Arbritary Grade: A- Random Thoughts • Yes, this was Paul Walker’s last film, and they needed to use CGI composite shots mixed with his brothers as stand-ins to complete some of his scenes. To just get it out of the way: Yes, the movie was very tasteful with how it handled Walker’s death, and the scenes that were added after his death (some where noticeable or obvious script-wise, some I’m still not sure) were done respectfully and it was a very loving send-off to an actor and character that, for obvious reasons, could no longer go on in the following movies. And yeah, okay, I absolutely cried at the end of the movie, and thinking about it again is making me teary eyed. I need to put on some more Sopranos. Get me tough. • James Wan directs action well, if not a bit too much rotating camera CGI-y. But you can see a specific desire to keep shots going on for more than 2 seconds when possible. There were moments where fights seemed rushed, but overall it felt like the cameras were carefully placed. Given the fact he had so many big set pieces to get wrapped around he did a fine job, a fine job indeed. However, I can’t help but miss the paintball-sharp sensibilities of Justin Lin. • Three Awesome Action Moments:
Paul Walker has become the de facto bare knuckle fighter of the gang (solidified with the awesome prison cell scene that in Fast 6 that even preceded The Raid 2), and his brawl in the moving jail truck with Thai star Tony Jaa was particularly fun. Man, could Brian O’Connor kick ass. Enjoy your life with Dom’s sister and your cute kid, Jack.

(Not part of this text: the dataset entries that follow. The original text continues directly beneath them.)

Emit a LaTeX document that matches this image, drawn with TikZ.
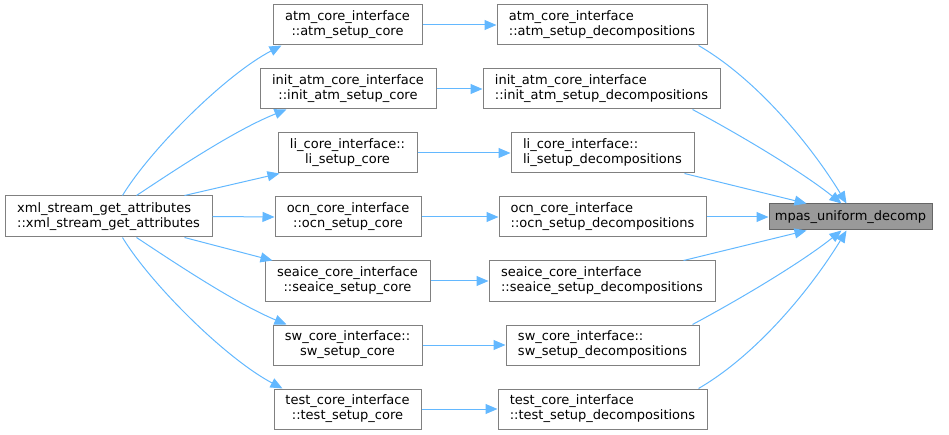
\documentclass[tikz,border=0pt]{standalone}
\usepackage{fontspec}
\setmainfont{DejaVu Sans}
\usetikzlibrary{arrows.meta}
\definecolor{edgeblue}{HTML}{63B8FF}
\definecolor{boxgray}{HTML}{808080}
\definecolor{rootfill}{HTML}{999999}
\definecolor{rootline}{HTML}{666666}
\begin{document}
\begin{tikzpicture}[x=1pt,y=-1pt,
  font=\fontsize{13}{15}\selectfont,
  fn/.style={draw=boxgray, line width=1pt, fill=white, inner sep=0pt, minimum height=40pt, align=center},
  fnl/.style={fn, align=left},
  root/.style={draw=rootline, line width=1pt, fill=rootfill, inner sep=0pt, minimum height=26pt, minimum width=163pt},
  edge/.style={draw=edgeblue, line width=1pt, -{Triangle[length=12pt,width=10pt]}}]
\useasboundingbox (0,0) rectangle (949,435);

% left
\node[fnl, minimum width=207pt, minimum height=41pt] (xml) at (108.5,216.5) {xml\_stream\_get\_attributes\\::xml\_stream\_get\_attributes};

% column 2
\node[fn, minimum width=149pt] (atmc) at (347.5,25) {atm\_core\_interface\\::atm\_setup\_core};
\node[fn, minimum width=176pt] (initc) at (348,89) {init\_atm\_core\_interface\\::init\_atm\_setup\_core};
\node[fn, minimum width=139pt] (lic) at (347.5,153) {li\_core\_interface::\\li\_setup\_core};
\node[fn, minimum width=146pt] (ocnc) at (348,217) {ocn\_core\_interface\\::ocn\_setup\_core};
\node[fn, minimum width=165pt] (seaicec) at (347.5,281) {seaice\_core\_interface\\::seaice\_setup\_core};
\node[fn, minimum width=149pt] (swc) at (347.5,345) {sw\_core\_interface::\\sw\_setup\_core};
\node[fn, minimum width=147pt] (testc) at (347.5,409) {test\_core\_interface\\::test\_setup\_core};

% column 3
\node[fnl, minimum width=210pt] (atmd) at (602,25) {atm\_core\_interface\\::atm\_setup\_decompositions};
\node[fnl, minimum width=237pt] (initd) at (601.5,89) {init\_atm\_core\_interface\\::init\_atm\_setup\_decompositions};
\node[fnl, minimum width=183pt] (lid) at (602.5,153) {li\_core\_interface::\\li\_setup\_decompositions};
\node[fnl, minimum width=207pt] (ocnd) at (602.5,217) {ocn\_core\_interface\\::ocn\_setup\_decompositions};
\node[fnl, minimum width=226pt] (seaiced) at (602,281) {seaice\_core\_interface\\::seaice\_setup\_decompositions};
\node[fnl, minimum width=193pt] (swd) at (602.5,345) {sw\_core\_interface::\\sw\_setup\_decompositions};
\node[fnl, minimum width=209pt] (testd) at (602.5,409) {test\_core\_interface\\::test\_setup\_decompositions};

% root
\node[root] (mpas) at (850.5,217) {mpas\_uniform\_decomp};

% xml -> column 2
\draw[edge] ([xshift=118pt]xml.north west) .. controls (150,150) and (225,75) .. ([xshift=9pt]atmc.south west);
\draw[edge] ([xshift=132pt]xml.north west) .. controls (175,170) and (235,130) .. ([xshift=27pt]initc.south west);
\draw[edge] ([xshift=180pt]xml.north west) -- ([xshift=2pt]lic.south west);
\draw[edge] (xml.east) -- (ocnc.west);
\draw[edge] ([xshift=180pt]xml.south west) -- ([xshift=8pt]seaicec.north west);
\draw[edge] ([xshift=132pt]xml.south west) .. controls (175,263) and (235,303) .. ([xshift=14pt]swc.north west);
\draw[edge] ([xshift=118pt]xml.south west) .. controls (150,283) and (225,358) .. ([xshift=9pt]testc.north west);

% column 2 -> column 3
\draw[edge] (atmc) -- (atmd);
\draw[edge] (initc) -- (initd);
\draw[edge] (lic) -- (lid);
\draw[edge] (ocnc) -- (ocnd);
\draw[edge] (seaicec) -- (seaiced);
\draw[edge] (swc) -- (swd);
\draw[edge] (testc) -- (testd);

% column 3 -> root
\draw[edge] ([xshift=-9pt]atmd.south east) .. controls (758,80) and (812,147) .. ([xshift=78pt]mpas.north west);
\draw[edge] ([xshift=-28pt]initd.south east) .. controls (742,136) and (802,172) .. ([xshift=73pt]mpas.north west);
\draw[edge] ([xshift=-10pt]lid.south east) -- ([xshift=38pt]mpas.north west);
\draw[edge] (ocnd.east) -- (mpas.west);
\draw[edge] ([xshift=-32pt]seaiced.north east) -- ([xshift=38pt]mpas.south west);
\draw[edge] ([xshift=-7pt]swd.north east) .. controls (742,298) and (802,262) .. ([xshift=73pt]mpas.south west);
\draw[edge] ([xshift=-9pt]testd.north east) .. controls (758,354) and (812,287) .. ([xshift=78pt]mpas.south west);
\end{tikzpicture}
\end{document}
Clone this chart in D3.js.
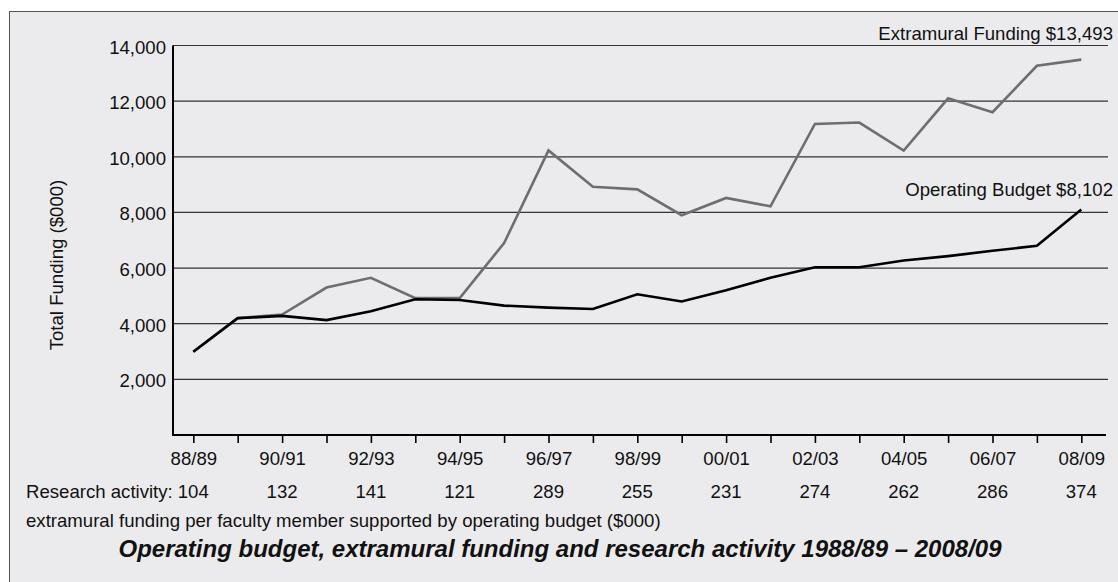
<!DOCTYPE html>
<html>
<head>
<meta charset="utf-8">
<script src="https://cdn.jsdelivr.net/npm/d3@7/dist/d3.min.js"></script>
<style>
  html, body { margin: 0; padding: 0; background: #ffffff; }
  svg { display: block; }
  text { font-family: "Liberation Sans", Arial, Helvetica, sans-serif; fill: #111; }
</style>
</head>
<body>
<svg id="chart" width="1118" height="582"></svg>
<script>
// ---- Data ----
const years = ["88/89","89/90","90/91","91/92","92/93","93/94","94/95","95/96","96/97","97/98",
               "98/99","99/00","00/01","01/02","02/03","03/04","04/05","05/06","06/07","07/08","08/09"];
const extramural = [2990, 4200, 4330, 5300, 5650, 4920, 4920, 6900, 10230, 8920,
                    8830, 7900, 8520, 8220, 11180, 11230, 10220, 12100, 11600, 13270, 13493];
const operating  = [2990, 4200, 4280, 4130, 4450, 4880, 4850, 4650, 4580, 4530,
                    5060, 4800, 5200, 5650, 6030, 6030, 6270, 6430, 6620, 6800, 8102];
const activityYears = ["88/89","90/91","92/93","94/95","96/97","98/99","00/01","02/03","04/05","06/07","08/09"];
const activity = [104, 132, 141, 121, 289, 255, 231, 274, 262, 286, 374];
const yTicks = [2000, 4000, 6000, 8000, 10000, 12000, 14000];

// ---- Layout ----
const svg = d3.select("#chart");
const FONT = 18.6;
const axisLeft = 173, axisRight = 1106, gridRight = 1108;

svg.append("rect")
  .attr("x", 9.5).attr("y", 11.5)
  .attr("width", 1130).attr("height", 600)
  .attr("fill", "#ebebed").attr("stroke", "#555").attr("stroke-width", 1);

const x = d3.scalePoint().domain(years).range([193.3, 1081.3]);
const y = d3.scaleLinear().domain([0, 14000]).range([435, 45.5]);

// Gridlines
svg.append("g").selectAll("line").data(yTicks).join("line")
  .attr("x1", axisLeft).attr("x2", gridRight)
  .attr("y1", d => y(d)).attr("y2", d => y(d))
  .attr("stroke", "#333").attr("stroke-width", 1.2);

// Y axis labels
svg.append("g").selectAll("text").data(yTicks).join("text")
  .attr("x", 166).attr("y", d => y(d) + 1.5)
  .attr("text-anchor", "end").attr("dominant-baseline", "central")
  .attr("font-size", FONT)
  .text(d => d3.format(",")(d));

// Y axis line
svg.append("line")
  .attr("x1", axisLeft).attr("x2", axisLeft)
  .attr("y1", y(14000)).attr("y2", 436)
  .attr("stroke", "#000").attr("stroke-width", 2);

// X axis
const xAxis = d3.axisBottom(x)
  .tickSize(8)
  .tickSizeOuter(0)
  .tickFormat((d, i) => (i % 2 === 0 ? d : ""));
const gx = svg.append("g").attr("transform", "translate(0,435)").call(xAxis);
gx.select(".domain").remove();
gx.selectAll(".tick line").attr("stroke", "#000").attr("stroke-width", 1.6);
gx.selectAll(".tick text")
  .attr("y", 17).attr("dy", "0.71em")
  .attr("font-size", FONT)
  .attr("font-family", "\"Liberation Sans\", Arial, Helvetica, sans-serif")
  .attr("fill", "#111");
svg.append("line")
  .attr("x1", axisLeft - 1).attr("x2", axisRight)
  .attr("y1", 435).attr("y2", 435)
  .attr("stroke", "#000").attr("stroke-width", 2);

// Lines
const line = d3.line().x((d, i) => x(years[i])).y(d => y(d));
svg.append("path").datum(extramural)
  .attr("d", line).attr("fill", "none")
  .attr("stroke", "#6e6e6e").attr("stroke-width", 2.6).attr("stroke-linejoin", "miter");
svg.append("path").datum(operating)
  .attr("d", line).attr("fill", "none")
  .attr("stroke", "#000").attr("stroke-width", 2.6).attr("stroke-linejoin", "miter");

// Line labels
svg.append("text")
  .attr("x", 1113).attr("y", 39.5).attr("text-anchor", "end")
  .attr("font-size", FONT)
  .text("Extramural Funding $" + d3.format(",")(extramural[extramural.length - 1]));
svg.append("text")
  .attr("x", 1113).attr("y", 196).attr("text-anchor", "end")
  .attr("font-size", FONT)
  .text("Operating Budget $" + d3.format(",")(operating[operating.length - 1]));

// Y axis title
svg.append("text")
  .attr("transform", "translate(63,265) rotate(-90)")
  .attr("text-anchor", "middle")
  .attr("font-size", FONT)
  .text("Total Funding ($000)");

// Research activity row
svg.append("text")
  .attr("x", 26).attr("y", 497.5)
  .attr("font-size", FONT)
  .text("Research activity:");
svg.append("g").selectAll("text").data(activity).join("text")
  .attr("x", (d, i) => x(activityYears[i])).attr("y", 497.5)
  .attr("text-anchor", "middle")
  .attr("font-size", FONT)
  .text(d => d);
svg.append("text")
  .attr("x", 26).attr("y", 527)
  .attr("font-size", FONT)
  .text("extramural funding per faculty member supported by operating budget ($000)");

// Title
svg.append("text")
  .attr("x", 560).attr("y", 557)
  .attr("text-anchor", "middle")
  .attr("font-size", 24)
  .attr("font-weight", "bold")
  .attr("font-style", "italic")
  .text("Operating budget, extramural funding and research activity 1988/89 – 2008/09");
</script>
</body>
</html>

As much as they make a big fucking deal about it in all the trailers, the car skydiving scene was effectively awesome. Six movies later, escalated to levels higher than anyone could have ever imagined, they found a way to pay homage to their original creator (the skydiving without a parachute scene in Point Break), but still stick up a stiff middle finger as to how ridiculous people think these movies can get. “LET’S HAVE CARS SKYDIVE” is possibly the most coke-fueled sentence Hollywood ever created, but the scene was done with a refreshing air of recognition as to how dumb it was really getting. And was fun.
And finally, let’s face it. Dom drove through THREE SEPARATE SKYSCRAPERS. The trailers, as terrible as they are at revealing an action movie’s big set-pieces, didn’t quite reveal that there was an entire other building they went through.